A Synthetical Estimation of Northern Hemisphere Sea-ice Albedo Radiative Forcing and Feedback between 1982 and 2009

Abstract:

The decreasing surface albedo caused by continously vanishing sea ice over the Arctic plays a very important role in Arctic warming amplification. However, the quantification of the change of radiative forcing at top of atmosphere (TOA) introduced by the decreasing sea ice albedo and its generated feedback to the climate remain uncertain.
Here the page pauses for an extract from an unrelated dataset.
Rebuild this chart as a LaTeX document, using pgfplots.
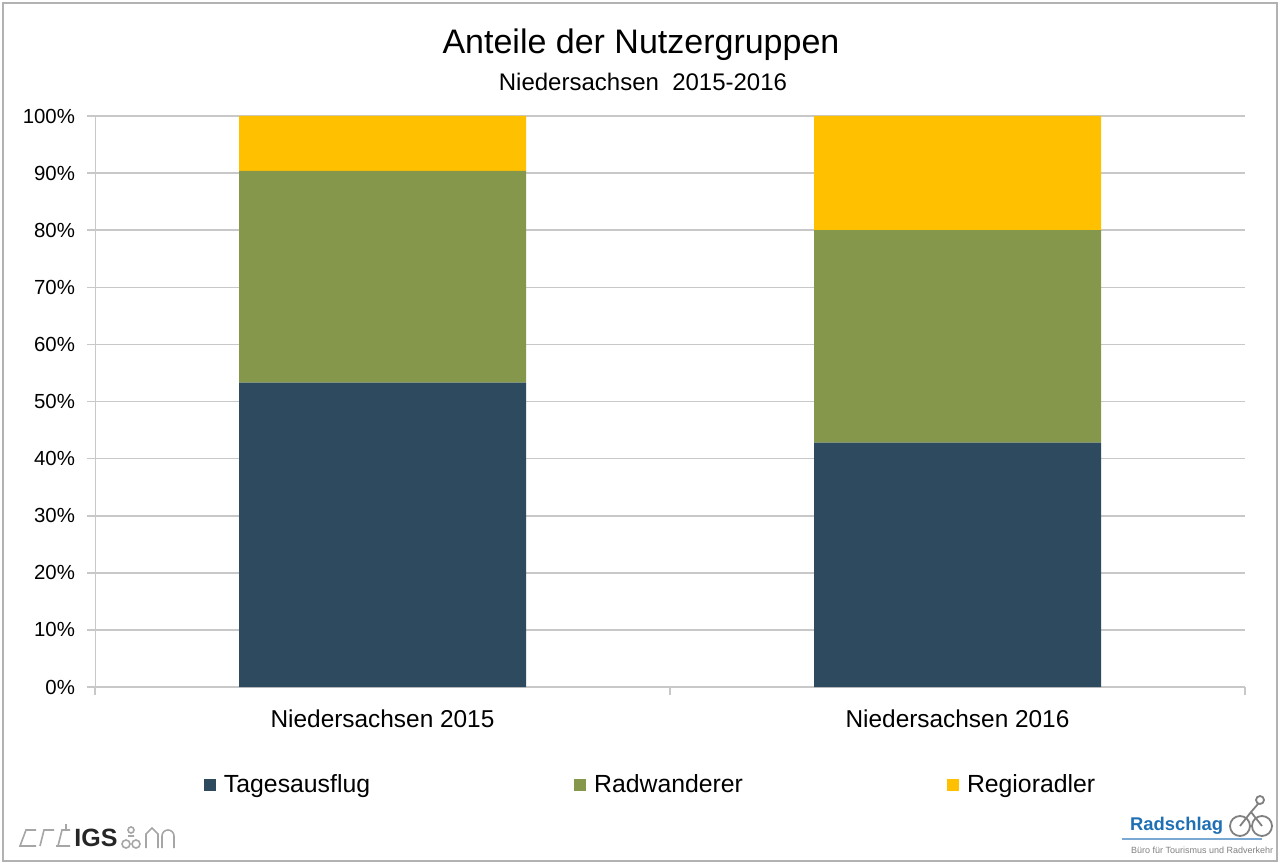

Two recent representative studies showed a large difference with each other: Flanner et al. (2011) used a method of synthesis of surface albedo and radiative kernels and found that the change of sea ice radiative forcing (ΔSIRF) in Northern Hemisphere (NH) from 1979 to 2008 was 0.22 (0.15 – 0.32) W m^–2, and the corresponding sea ice albedo feedback (SIAF) over NH was 0.28 (0.19 – 0.41) W m^-2 K^-1; while Pistone et al. (2014) directly used the observed planetary albedo to estimate the NH ΔSIRF and SIAF from 1979 to 2011 and draw a NH ΔSIRF of 0.43 ± 0.07 W m^–2, which was nearly twice as larger as Flanner’s result, and the estimated global SIAF was 0.31 ± 0.04 W m^-2 K^-1. Motivated by reconciling the difference between these two studies and obtaining a more accurate qualification of the NH ΔSIRF, we used a newly released satellite-retrieved surface albedo product CLARA-A1 and made an attempt in two steps: Firstly, based on synthesising the surface albedo and raditive kernels, we calcualted the ΔSIRF from 1982 to 2009 was 0.20 ± 0.05 W m^-2, and the NH SIAF was 0.25 W m^-2 K^-1; After comparing with TOA observed radiative flux, we found it’s quite likely the kernel methods yield an underestimation for the all-sky ΔSIRF. Then, we tried to use TOA observed broadband radiative flux to adjust the estimation with kernels. After an adjustment, the NH all-sky ΔSIRF was 0.34 ± 0.09 W m^-2, and the corresponding SIAF was 0.43 W m^-2 K^-1 over NH and 0.31 W m^-2 K^-1 over the entire globe.